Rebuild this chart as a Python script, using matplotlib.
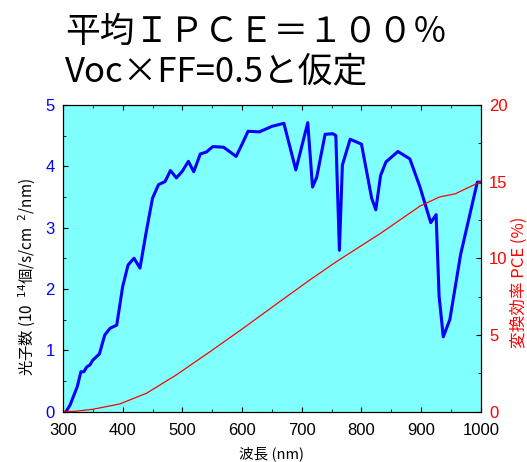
import matplotlib.pyplot as plt
from matplotlib.ticker import MultipleLocator

plt.rcParams['font.family'] = ['Noto Sans CJK JP', 'DejaVu Sans']

# photon flux (10^14 /s/cm2/nm)
wl_photon = [305, 312, 324, 330, 335, 340, 345, 350, 361, 370, 379, 390, 400, 409, 419, 429,
             440, 450, 460, 471, 480, 490, 500, 510, 519, 530, 540, 551, 569, 590, 601, 610,
             629, 650, 670, 690, 710, 718, 725, 739, 752, 757, 763, 768, 781, 800, 817, 824,
             832, 841, 861, 881, 898, 916, 925, 930, 937, 948, 966, 994, 1000]
photons = [0.0, 0.11, 0.41, 0.65, 0.65, 0.73, 0.76, 0.84, 0.94, 1.25, 1.36, 1.41, 2.04, 2.39, 2.50, 2.34,
           2.96, 3.48, 3.70, 3.75, 3.93, 3.81, 3.92, 4.08, 3.91, 4.20, 4.23, 4.32, 4.31, 4.16, 4.38, 4.57,
           4.56, 4.65, 4.70, 3.94, 4.71, 3.66, 3.82, 4.52, 4.53, 4.50, 2.63, 4.02, 4.44, 4.36, 3.48, 3.29,
           3.85, 4.07, 4.24, 4.12, 3.66, 3.08, 3.21, 1.88, 1.22, 1.50, 2.56, 3.74, 3.74]

# cumulative PCE (%)
wl_pce = [300, 320, 351, 395, 440, 490, 546, 602, 663, 714, 758, 831, 898, 931, 957, 1000]
pce = [0.0, 0.02, 0.16, 0.5, 1.2, 2.4, 3.9, 5.44, 7.17, 8.6, 9.78, 11.6, 13.4, 14.0, 14.2, 15.0]

tick_font = 'Liberation Sans'

fig = plt.figure(figsize=(5.27, 4.62), dpi=100)
ax = fig.add_axes([0.1195, 0.109, 0.793, 0.664])
ax.set_facecolor('#80ffff')

ax.plot(wl_photon, photons, color='#0000ff', lw=2.2, zorder=3)
ax.set_xlim(300, 1000)
ax.set_ylim(0, 5)
ax.xaxis.set_major_locator(MultipleLocator(100))
ax.xaxis.set_minor_locator(MultipleLocator(50))
ax.yaxis.set_major_locator(MultipleLocator(1))
ax.yaxis.set_minor_locator(MultipleLocator(0.5))
ax.tick_params(axis='both', which='both', direction='in', top=True, labelsize=12)
ax.tick_params(axis='x', pad=8)
ax.tick_params(axis='y', labelcolor='#0000ff', pad=6)
for lab in ax.get_xticklabels() + ax.get_yticklabels():
    lab.set_family(tick_font)
ax.set_xlabel('波長 (nm)', fontsize=10.5, labelpad=6)
ax.set_ylabel('光子数 (10  $^{14}$個/s/cm  $^{2}$/nm)', fontsize=11)
ax.yaxis.set_label_coords(-0.06, 0.44)

ax2 = ax.twinx()
ax2.plot(wl_pce, pce, color='#ff0000', lw=0.9, zorder=2)
ax2.set_ylim(0, 20)
ax2.yaxis.set_major_locator(MultipleLocator(5))
ax2.yaxis.set_minor_locator(MultipleLocator(2.5))
ax2.tick_params(axis='y', which='both', direction='in', labelsize=12, labelcolor='#ff0000', pad=6)
for lab in ax2.get_yticklabels():
    lab.set_family(tick_font)
ax2.set_ylabel('変換効率 PCE (%)', color='#ff0000', fontsize=12)
ax2.yaxis.set_label_coords(1.07, 0.42)

fig.text(0.123, 0.93, '平均ＩＰＣＥ＝１００％', fontsize=25, va='center', ha='left')
fig.text(0.123, 0.845, 'Voc×FF=0.5と仮定', fontsize=25, va='center', ha='left')

fig.savefig('out.png', dpi=100)
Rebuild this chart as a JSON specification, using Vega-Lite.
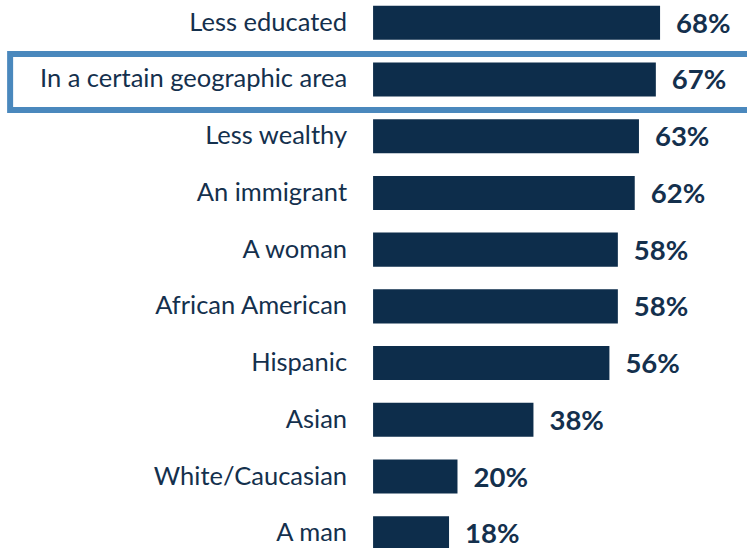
_ _ _ _ _
## Given task:
Generate a word-for-word copy of the preceding records, excluding all pictures.

## Reply to the task:
Rebuild this chart as a Python script, using matplotlib.
import matplotlib.pyplot as plt
from matplotlib.ticker import MultipleLocator

plt.rcParams['font.family'] = ['Noto Sans CJK JP', 'DejaVu Sans']

# photon flux (10^14 /s/cm2/nm)
wl_photon = [305, 312, 324, 330, 335, 340, 345, 350, 361, 370, 379, 390, 400, 409, 419, 429,
             440, 450, 460, 471, 480, 490, 500, 510, 519, 530, 540, 551, 569, 590, 601, 610,
             629, 650, 670, 690, 710, 718, 725, 739, 752, 757, 763, 768, 781, 800, 817, 824,
             832, 841, 861, 881, 898, 916, 925, 930, 937, 948, 966, 994, 1000]
photons = [0.0, 0.11, 0.41, 0.65, 0.65, 0.73, 0.76, 0.84, 0.94, 1.25, 1.36, 1.41, 2.04, 2.39, 2.50, 2.34,
           2.96, 3.48, 3.70, 3.75, 3.93, 3.81, 3.92, 4.08, 3.91, 4.20, 4.23, 4.32, 4.31, 4.16, 4.38, 4.57,
           4.56, 4.65, 4.70, 3.94, 4.71, 3.66, 3.82, 4.52, 4.53, 4.50, 2.63, 4.02, 4.44, 4.36, 3.48, 3.29,
           3.85, 4.07, 4.24, 4.12, 3.66, 3.08, 3.21, 1.88, 1.22, 1.50, 2.56, 3.74, 3.74]

# cumulative PCE (%)
wl_pce = [300, 320, 351, 395, 440, 490, 546, 602, 663, 714, 758, 831, 898, 931, 957, 1000]
pce = [0.0, 0.02, 0.16, 0.5, 1.2, 2.4, 3.9, 5.44, 7.17, 8.6, 9.78, 11.6, 13.4, 14.0, 14.2, 15.0]

tick_font = 'Liberation Sans'

fig = plt.figure(figsize=(5.27, 4.62), dpi=100)
ax = fig.add_axes([0.1195, 0.109, 0.793, 0.664])
ax.set_facecolor('#80ffff')

ax.plot(wl_photon, photons, color='#0000ff', lw=2.2, zorder=3)
ax.set_xlim(300, 1000)
ax.set_ylim(0, 5)
ax.xaxis.set_major_locator(MultipleLocator(100))
ax.xaxis.set_minor_locator(MultipleLocator(50))
ax.yaxis.set_major_locator(MultipleLocator(1))
ax.yaxis.set_minor_locator(MultipleLocator(0.5))
ax.tick_params(axis='both', which='both', direction='in', top=True, labelsize=12)
ax.tick_params(axis='x', pad=8)
ax.tick_params(axis='y', labelcolor='#0000ff', pad=6)
for lab in ax.get_xticklabels() + ax.get_yticklabels():
    lab.set_family(tick_font)
ax.set_xlabel('波長 (nm)', fontsize=10.5, labelpad=6)
ax.set_ylabel('光子数 (10  $^{14}$個/s/cm  $^{2}$/nm)', fontsize=11)
ax.yaxis.set_label_coords(-0.06, 0.44)

ax2 = ax.twinx()
ax2.plot(wl_pce, pce, color='#ff0000', lw=0.9, zorder=2)
ax2.set_ylim(0, 20)
ax2.yaxis.set_major_locator(MultipleLocator(5))
ax2.yaxis.set_minor_locator(MultipleLocator(2.5))
ax2.tick_params(axis='y', which='both', direction='in', labelsize=12, labelcolor='#ff0000', pad=6)
for lab in ax2.get_yticklabels():
    lab.set_family(tick_font)
ax2.set_ylabel('変換効率 PCE (%)', color='#ff0000', fontsize=12)
ax2.yaxis.set_label_coords(1.07, 0.42)

fig.text(0.123, 0.93, '平均ＩＰＣＥ＝１００％', fontsize=25, va='center', ha='left')
fig.text(0.123, 0.845, 'Voc×FF=0.5と仮定', fontsize=25, va='center', ha='left')

fig.savefig('out.png', dpi=100)
Rebuild this chart as a JSON specification, using Vega-Lite.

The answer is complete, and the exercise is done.